_Aim of the task_: Please output the data below exactly as given, starting at its first line and stopping after the line that contains "from bokeh.resources import INLINE".
====
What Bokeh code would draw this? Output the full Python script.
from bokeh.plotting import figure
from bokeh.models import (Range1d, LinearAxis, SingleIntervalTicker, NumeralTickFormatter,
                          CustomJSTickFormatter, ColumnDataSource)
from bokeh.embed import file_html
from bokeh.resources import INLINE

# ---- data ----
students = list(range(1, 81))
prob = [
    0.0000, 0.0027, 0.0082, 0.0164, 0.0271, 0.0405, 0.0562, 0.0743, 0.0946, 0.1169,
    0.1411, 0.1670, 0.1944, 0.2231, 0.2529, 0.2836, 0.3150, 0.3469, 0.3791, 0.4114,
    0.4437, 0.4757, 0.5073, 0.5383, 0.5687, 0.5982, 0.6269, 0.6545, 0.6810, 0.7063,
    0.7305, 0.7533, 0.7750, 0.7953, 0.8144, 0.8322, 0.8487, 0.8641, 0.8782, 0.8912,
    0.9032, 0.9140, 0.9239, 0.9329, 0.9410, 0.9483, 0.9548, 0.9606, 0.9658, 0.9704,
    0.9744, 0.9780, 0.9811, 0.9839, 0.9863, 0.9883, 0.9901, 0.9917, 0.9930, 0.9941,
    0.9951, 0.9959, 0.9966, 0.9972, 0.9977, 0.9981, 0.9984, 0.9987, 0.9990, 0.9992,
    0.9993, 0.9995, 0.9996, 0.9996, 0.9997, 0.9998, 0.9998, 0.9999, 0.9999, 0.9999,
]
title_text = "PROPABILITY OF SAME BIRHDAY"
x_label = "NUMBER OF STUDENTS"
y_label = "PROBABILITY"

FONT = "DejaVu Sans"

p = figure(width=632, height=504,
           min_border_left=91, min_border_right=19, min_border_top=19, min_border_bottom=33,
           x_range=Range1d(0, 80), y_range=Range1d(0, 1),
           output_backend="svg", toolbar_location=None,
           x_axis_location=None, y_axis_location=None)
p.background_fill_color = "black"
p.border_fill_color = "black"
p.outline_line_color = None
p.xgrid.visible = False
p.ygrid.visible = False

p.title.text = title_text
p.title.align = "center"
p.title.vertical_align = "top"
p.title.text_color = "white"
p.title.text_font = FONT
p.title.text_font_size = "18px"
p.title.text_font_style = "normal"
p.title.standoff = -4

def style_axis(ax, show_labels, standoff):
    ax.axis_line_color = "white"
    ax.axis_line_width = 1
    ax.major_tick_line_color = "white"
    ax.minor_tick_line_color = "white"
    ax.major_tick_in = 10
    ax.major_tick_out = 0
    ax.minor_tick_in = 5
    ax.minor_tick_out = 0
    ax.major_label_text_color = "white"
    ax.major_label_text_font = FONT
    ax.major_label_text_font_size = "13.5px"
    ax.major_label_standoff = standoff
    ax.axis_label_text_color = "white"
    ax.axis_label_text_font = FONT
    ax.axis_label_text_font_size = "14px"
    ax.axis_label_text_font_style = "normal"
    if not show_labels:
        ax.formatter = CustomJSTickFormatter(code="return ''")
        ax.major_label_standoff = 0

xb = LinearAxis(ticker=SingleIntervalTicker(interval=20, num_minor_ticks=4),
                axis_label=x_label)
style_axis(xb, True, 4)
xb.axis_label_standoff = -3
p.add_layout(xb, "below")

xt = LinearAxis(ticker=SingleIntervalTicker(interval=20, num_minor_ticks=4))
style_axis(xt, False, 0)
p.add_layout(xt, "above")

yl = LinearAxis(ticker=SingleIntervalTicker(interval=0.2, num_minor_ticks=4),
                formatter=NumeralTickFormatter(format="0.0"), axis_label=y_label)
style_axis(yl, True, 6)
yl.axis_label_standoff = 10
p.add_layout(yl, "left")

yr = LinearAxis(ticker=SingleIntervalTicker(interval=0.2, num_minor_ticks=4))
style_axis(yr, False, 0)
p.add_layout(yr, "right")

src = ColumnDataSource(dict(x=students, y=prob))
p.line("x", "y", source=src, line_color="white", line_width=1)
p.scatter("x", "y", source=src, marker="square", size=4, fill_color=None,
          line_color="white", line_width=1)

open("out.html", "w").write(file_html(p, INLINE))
====
_Answer below_:
What Bokeh code would draw this? Output the full Python script.
from bokeh.plotting import figure
from bokeh.models import (Range1d, LinearAxis, SingleIntervalTicker, NumeralTickFormatter,
                          CustomJSTickFormatter, ColumnDataSource)
from bokeh.embed import file_html
from bokeh.resources import INLINE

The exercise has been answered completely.